将来、気候変動や水資源の減少、生物多様性の危機といった環境問題が深刻化すると、事業活動にさまざまな負の影響が生じる恐れがあります。ESG経営は、目先の利益率やキャッシュフローではなく、環境問題や社会問題の解決に向けて積極的に取り組み、事業の持続可能性を高める経営手法です。ESG経営には、長期的な投資リスクを重視する機関投資家の関心を集められるというメリットもあります。
RE100などの企業連合への加盟に利用できる
非化石証書を購入すれば、既存の電力契約を見直すことなく、自社の再エネ電力の比率を高められます。非化石証書は、再エネ電力の導入を目的としたRE100などの企業連合への加盟に利用することも可能です。ただし、団体によって利用可能な非化石証書が異なるため、事前に要件を確認してください。例えば、RE100への加入を目指す場合、トラッキング付き非化石証書という種類の証書しか利用が認められていません。
非化石証書を利用するときの注意点
非化石証書の利用に当たって、注意点が2つあります。
- 種類によって発電方法が異なる
- 購入のための費用が発生する
非化石証書のメリットだけでなく、デメリットの面についても目を向けることが大切です。非化石証書のさまざまなリスクを考慮した上で購入してください。
種類によって発電方法が異なる
前述したように、非化石証書は大きくFIT非化石証書、非FIT非化石証書(再エネ指定あり)、非FIT非化石証書(再エネ指定なし)の3種類に分けられます。それぞれの証書によって、発電に利用される電源の種別が異なるため、自社の取り組み内容に合致しているか事前に確認しましょう。
購入のための費用が発生する
また非化石証書の購入には、一定の費用が必要です。非化石証書の購入価格はオークションによって決定されますが、種類ごとに最低価格が決められています。[2]
FIT非化石証書 | 非FIT非化石証書 | |
価格帯 | 最低価格:0.4円/kWh | 最低価格:0.6円/kWh |
非化石証書の価格はkWh単位で決定されるため、予算に合った量の証書を購入してください。

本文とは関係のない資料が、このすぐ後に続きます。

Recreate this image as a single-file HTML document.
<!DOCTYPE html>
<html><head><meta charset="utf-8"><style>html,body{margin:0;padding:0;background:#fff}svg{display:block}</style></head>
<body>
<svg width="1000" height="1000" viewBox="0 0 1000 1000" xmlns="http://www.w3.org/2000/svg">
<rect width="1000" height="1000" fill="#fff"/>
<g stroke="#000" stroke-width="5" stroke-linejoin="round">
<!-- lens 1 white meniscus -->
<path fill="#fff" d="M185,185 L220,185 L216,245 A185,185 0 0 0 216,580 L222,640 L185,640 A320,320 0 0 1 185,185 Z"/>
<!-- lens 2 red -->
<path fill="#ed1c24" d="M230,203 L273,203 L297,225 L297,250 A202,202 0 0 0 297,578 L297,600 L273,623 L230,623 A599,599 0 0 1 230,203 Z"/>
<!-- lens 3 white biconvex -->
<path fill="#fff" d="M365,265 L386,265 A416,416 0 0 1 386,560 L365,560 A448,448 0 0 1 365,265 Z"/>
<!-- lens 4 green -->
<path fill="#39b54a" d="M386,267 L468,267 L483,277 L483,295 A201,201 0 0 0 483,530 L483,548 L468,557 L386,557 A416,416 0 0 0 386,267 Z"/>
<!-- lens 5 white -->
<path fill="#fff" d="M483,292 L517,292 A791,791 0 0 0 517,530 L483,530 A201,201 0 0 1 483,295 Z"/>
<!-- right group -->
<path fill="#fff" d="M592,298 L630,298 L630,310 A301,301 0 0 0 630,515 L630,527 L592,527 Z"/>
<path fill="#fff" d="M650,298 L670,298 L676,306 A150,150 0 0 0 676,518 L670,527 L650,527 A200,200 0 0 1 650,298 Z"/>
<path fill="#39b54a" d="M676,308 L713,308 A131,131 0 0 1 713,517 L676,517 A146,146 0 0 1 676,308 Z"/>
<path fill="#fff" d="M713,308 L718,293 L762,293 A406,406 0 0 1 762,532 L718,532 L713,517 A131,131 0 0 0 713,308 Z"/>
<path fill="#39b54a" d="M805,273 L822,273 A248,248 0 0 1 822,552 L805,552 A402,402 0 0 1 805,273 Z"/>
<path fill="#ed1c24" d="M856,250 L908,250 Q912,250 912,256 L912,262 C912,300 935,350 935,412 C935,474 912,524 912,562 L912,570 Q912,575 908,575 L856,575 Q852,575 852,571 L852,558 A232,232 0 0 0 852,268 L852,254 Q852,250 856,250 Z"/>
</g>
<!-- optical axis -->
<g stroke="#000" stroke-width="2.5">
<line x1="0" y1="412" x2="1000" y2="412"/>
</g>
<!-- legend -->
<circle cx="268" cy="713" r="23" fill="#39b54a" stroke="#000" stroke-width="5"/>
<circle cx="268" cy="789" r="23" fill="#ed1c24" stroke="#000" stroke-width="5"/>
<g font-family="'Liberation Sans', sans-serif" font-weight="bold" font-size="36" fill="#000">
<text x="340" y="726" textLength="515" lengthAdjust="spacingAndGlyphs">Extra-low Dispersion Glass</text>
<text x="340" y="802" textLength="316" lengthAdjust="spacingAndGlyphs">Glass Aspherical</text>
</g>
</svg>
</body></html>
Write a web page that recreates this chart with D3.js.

また、トラッキング付きの非化石証書の購入にあたり、トラッキング手数料という費用が追加されることも検討されており、制度の変更にも注意する必要があります。
【まとめ】非化石証書のメリットや注意点について知ろう
非化石証書は、化石燃料に依存しないクリーンなエネルギーを証書化し、自由に入札できるようにした制度です。2021年11月から、小売電気事業者だけでなく、一般企業などの電力需要家も非化石証書の取引が可能になりました。
非化石証書には、FIT非化石証書や非FIT非化石証書などの種類があります。非化石証書によっては、再エネ指定がないものもあるため、事前に電源の種別を確認しておくことが大切です。